# Work instructions
Every line holding the string "this" should be gathered.

* Begin Data to process *

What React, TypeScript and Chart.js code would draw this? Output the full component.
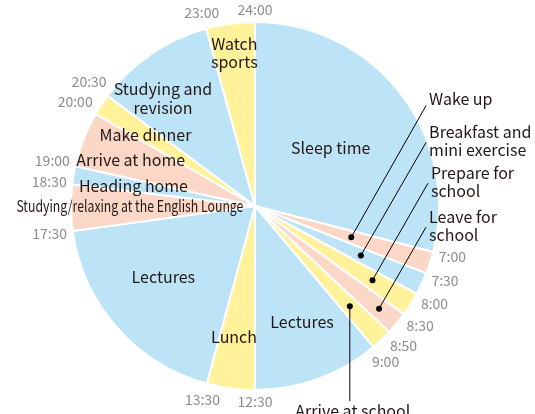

* End Data to process *
* Begin Data to process *

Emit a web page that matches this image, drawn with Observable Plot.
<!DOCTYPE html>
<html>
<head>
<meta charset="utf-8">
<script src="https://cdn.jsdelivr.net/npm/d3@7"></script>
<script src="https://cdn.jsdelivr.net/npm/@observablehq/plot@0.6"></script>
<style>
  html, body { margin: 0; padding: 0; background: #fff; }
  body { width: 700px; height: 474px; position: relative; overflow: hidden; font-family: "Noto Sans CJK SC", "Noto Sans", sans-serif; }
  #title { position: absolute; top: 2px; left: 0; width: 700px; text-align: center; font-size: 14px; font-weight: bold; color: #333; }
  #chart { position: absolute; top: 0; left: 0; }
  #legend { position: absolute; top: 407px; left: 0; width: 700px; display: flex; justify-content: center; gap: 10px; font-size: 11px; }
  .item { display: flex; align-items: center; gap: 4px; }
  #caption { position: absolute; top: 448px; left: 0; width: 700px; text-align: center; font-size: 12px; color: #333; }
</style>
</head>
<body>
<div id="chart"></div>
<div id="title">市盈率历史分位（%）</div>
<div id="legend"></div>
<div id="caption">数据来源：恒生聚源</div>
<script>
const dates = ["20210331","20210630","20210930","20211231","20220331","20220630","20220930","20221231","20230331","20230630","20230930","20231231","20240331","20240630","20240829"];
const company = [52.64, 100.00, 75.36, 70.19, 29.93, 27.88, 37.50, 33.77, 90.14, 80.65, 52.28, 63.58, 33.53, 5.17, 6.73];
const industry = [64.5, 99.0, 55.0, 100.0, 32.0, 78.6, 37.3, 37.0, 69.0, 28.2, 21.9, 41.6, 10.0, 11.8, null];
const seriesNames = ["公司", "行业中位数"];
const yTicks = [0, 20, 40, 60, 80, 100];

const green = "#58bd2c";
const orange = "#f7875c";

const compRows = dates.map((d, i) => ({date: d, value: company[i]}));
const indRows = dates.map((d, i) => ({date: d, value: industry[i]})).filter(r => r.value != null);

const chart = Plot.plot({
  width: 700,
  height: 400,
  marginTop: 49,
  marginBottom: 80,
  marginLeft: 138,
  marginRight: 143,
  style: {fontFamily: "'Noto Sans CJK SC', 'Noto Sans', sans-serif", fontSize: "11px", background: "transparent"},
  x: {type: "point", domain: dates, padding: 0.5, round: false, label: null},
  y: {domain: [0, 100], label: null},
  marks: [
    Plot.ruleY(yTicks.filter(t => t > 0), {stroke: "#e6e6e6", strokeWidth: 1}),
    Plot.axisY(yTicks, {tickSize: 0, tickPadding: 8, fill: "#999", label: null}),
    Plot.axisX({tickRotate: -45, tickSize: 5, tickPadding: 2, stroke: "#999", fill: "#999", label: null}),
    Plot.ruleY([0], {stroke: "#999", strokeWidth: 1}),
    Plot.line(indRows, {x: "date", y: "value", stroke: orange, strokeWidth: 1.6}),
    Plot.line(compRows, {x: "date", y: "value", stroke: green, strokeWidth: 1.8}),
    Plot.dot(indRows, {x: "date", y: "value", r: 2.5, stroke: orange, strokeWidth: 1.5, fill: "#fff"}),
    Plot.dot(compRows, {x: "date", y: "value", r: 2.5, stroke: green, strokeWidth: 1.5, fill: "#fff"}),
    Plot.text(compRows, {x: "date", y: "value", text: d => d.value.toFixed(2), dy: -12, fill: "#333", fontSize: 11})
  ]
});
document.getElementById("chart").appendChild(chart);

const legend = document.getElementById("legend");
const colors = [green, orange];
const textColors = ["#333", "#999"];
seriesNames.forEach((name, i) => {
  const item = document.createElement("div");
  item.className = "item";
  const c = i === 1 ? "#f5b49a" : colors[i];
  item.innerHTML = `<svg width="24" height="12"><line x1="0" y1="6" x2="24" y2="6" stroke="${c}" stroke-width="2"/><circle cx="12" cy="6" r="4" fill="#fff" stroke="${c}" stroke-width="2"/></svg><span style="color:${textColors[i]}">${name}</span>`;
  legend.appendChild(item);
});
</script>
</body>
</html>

* End Data to process *

# Response below
What React, TypeScript and Chart.js code would draw this? Output the full component.
Emit a web page that matches this image, drawn with Observable Plot.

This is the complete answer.